Violoniste hors pair, enseignante et critique musicale chez Transfuge, Marina Chiche est venue nous parler de sa relation à la musique classique à l’occasion de la sortie de son nouvel album, Post-scriptum. Un ensemble brillamment interprété et accompagné au piano par Aurélien Pontier.
Peux-tu nous parler de ton dernier album ?
Post scriptum est une sélection de miniatures – « bis » – qu’on joue en rappel à la fin d’un concert. Ce sont des petites pièces qui peuvent sembler moins ambitieuses mais qui sont très chargées émotionnellement, On alterne entre quelque chose de lyrique, virtuose et mélancolique parfois à l’intérieur d’un même morceau. C’est un répertoire souvent méprisé alors qu’il contient des pièces vraiment bouleversantes.
Pourquoi ce titre, Post scriptum ?
Il m’est apparu par une sorte de clin d’oeil étymologique puisqu’il évoque le geste de la transcription, de l’arrangement. Avec le « bis » il y a aussi cette idée d’un après, de même que l’on peut écrire une longue lettre et la clore par un P.S. qui va bousculer rétrospectivement le sens. Au XXe siècle, certains allaient voir Fritz Kreisler (1875-1962) ou Vladimir Horowitz (1903-1989) en concert uniquement pour ce moment précis et cette tradition s’est un peu perdue.
Comment envisages-tu le processus d’interprétation ?
Sur Post scriptum, il y avait deux choses à prendre en compte : il y a ces grands artistes – Fritz Kreisler et Jascha Heifetz (1901-1982), auxquels je rends hommage – qui sont à la fois compositeurs et arrangeurs et dont on possède des enregistrements (contrairement à une grande partie du répertoire classique). Puisqu’on sait théoriquement comment ça devrait être joué, il faut donc trouver à la fois un espace de réception pour leur rendre hommage et laisser place à une interprétation personnelle qui n’est pas une simple imitation.
Quel rapport as-tu à l’instrument en tant que tel ?

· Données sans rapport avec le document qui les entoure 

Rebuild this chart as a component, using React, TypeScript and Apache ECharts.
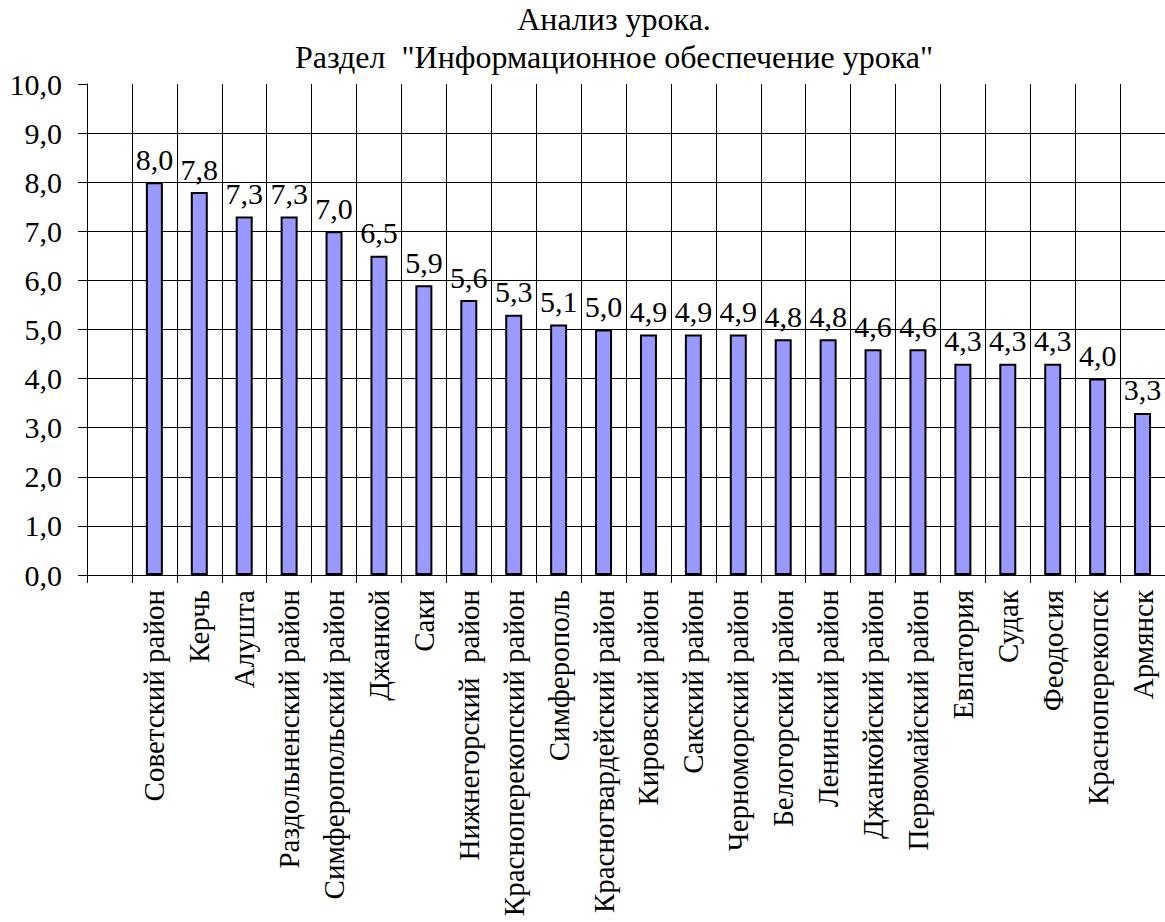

C’est un rapport très dynamique. Même au-delà de l’objet, sa présence est une omniprésence. On peut soit se cacher derrière l’instrument ou s’exposer à travers lui, dans une sorte de double-jeu entre le masque et l’identification. D’ailleurs on rappelle souvent que le violon a une « âme » (nom donné à la petite tige de bois maintenue entre la table et le fond de la caisse de résonance).
D’après toi c’est important de transmettre cet art à la jeunesse ?
Pas seulement à la jeunesse. Je défends l’accessibilité mais pas à n’importe quel prix. La musique classique a beaucoup à faire mais n’a pas à s’excuser d’être ce qu’elle est. C’est très gratifiant de parvenir à transmettre quelque chose qui est exigeant sans trahir son essence. Avec le bon cadre, les personnes s’ouvrent plus aisément. Ce qui m’intéresse c’est de créer les conditions de cette réceptivité.
La musique classique renvoie souvent à l’image d’un milieu très sélectif et conservateur…
Il y a quelque chose de sélectif dans la maîtrise de l’instrument et des codes. Mais elle est beaucoup plus accessible que l’on ne pense, c’est pour cela que j’ai créé un blog sur le quotidien des musiciens. Il y a une légitimité à vouloir préserver une excellence et en même temps vouloir se réinventer. Il est intéressant de conserver cette pluralité sans pour autant basculer dans le relativisme ambiant. On a longtemps enfermé la musique classique dans une vision bourdieusienne de l’habitus bourgeois, or il serait temps de la repenser au-delà de cette analyse sociologique et de voir ce qu’elle peut nous apporter de manière très pragmatique.